Figure 13e,f show that both methods detect a road sign whose background is divided into two regions. However,
Figure 14a shows that this kind of a road sign may be sometimes detected as two separate ones by both methods.
Figure 13g–j show that road signs whose aspect ratios and kinds are different can be detected well by both methods.
Figure 14 shows examples where there is an error in at least one of the detection results of both methods. The proposed method detects incorrectly one road sign as two separate ones which is shown in
Figure 14a. However, this error can be solved by applying the NMS between different corner types.

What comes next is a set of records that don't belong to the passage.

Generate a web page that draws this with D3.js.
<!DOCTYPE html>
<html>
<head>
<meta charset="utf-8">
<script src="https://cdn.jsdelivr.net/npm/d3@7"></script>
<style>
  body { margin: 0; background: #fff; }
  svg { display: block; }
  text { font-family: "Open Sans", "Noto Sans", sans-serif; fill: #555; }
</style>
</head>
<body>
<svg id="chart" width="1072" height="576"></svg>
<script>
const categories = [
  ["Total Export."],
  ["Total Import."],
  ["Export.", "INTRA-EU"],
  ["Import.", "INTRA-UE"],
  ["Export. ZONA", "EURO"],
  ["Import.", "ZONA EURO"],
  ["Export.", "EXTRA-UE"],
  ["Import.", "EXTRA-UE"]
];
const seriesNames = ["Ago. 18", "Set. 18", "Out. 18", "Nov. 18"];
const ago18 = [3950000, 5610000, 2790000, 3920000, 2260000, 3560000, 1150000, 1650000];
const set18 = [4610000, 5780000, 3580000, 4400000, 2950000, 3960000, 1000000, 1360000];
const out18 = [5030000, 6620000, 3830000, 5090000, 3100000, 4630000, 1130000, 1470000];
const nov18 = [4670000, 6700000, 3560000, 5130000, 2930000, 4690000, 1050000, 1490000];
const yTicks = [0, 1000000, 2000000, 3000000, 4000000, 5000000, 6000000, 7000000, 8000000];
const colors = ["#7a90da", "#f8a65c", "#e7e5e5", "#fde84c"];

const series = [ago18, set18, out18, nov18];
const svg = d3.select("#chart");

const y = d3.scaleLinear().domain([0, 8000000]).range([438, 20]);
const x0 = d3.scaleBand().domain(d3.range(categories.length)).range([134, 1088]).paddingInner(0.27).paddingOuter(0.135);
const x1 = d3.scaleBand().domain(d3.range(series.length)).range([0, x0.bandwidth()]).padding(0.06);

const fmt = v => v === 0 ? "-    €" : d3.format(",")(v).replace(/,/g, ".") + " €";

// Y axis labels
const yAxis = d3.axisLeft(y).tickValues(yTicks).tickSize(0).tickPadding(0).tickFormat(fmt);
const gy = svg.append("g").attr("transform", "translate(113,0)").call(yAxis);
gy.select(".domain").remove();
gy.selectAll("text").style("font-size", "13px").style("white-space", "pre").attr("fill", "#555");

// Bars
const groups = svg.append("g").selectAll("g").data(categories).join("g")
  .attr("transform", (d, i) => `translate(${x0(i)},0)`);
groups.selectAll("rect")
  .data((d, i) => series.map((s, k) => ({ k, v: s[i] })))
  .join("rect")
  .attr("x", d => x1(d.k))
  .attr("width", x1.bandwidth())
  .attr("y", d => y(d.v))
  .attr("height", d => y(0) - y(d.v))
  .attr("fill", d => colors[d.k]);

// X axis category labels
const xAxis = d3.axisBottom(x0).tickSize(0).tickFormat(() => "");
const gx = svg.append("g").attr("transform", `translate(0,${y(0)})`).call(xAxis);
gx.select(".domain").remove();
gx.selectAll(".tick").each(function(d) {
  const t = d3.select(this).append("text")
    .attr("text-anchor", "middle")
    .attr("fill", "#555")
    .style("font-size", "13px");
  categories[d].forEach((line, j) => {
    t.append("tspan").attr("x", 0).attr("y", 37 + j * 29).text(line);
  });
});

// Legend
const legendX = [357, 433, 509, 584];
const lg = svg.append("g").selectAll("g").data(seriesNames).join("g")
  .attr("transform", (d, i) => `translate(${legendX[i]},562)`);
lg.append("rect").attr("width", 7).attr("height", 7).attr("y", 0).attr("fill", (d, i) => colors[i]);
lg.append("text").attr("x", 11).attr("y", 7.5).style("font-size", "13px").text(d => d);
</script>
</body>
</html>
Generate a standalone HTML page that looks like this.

Figure 14b shows an example that the proposed method fails to integrate the overlapped road sign hypotheses correctly because of the tight conditions of the road sign NMS. The proposed method is based on the part-based approach and the method does not utilize the inside patterns on a road sign as detection features. As a result, the proposed method can unintentionally detect a road sign not facing an ego-vehicle, which is shown in
Figure 14c. However, YOLOv3 can filter out these unintended detections by utilizing the inside patterns of the sign. On the other hand, this utilization of the inside patterns causes the side effect that the letter patterns on the background can be falsely detected as a road sign, which is shown in
Figure 14e.
Figure 14d shows the detection failures of road signs far from an ego-vehicle. Only the proposed method detected one of two road signs in the far distance. Yet, if the processing time is no matter, YOLOv3 may detect the road signs in the far distance by increasing the input image resolution.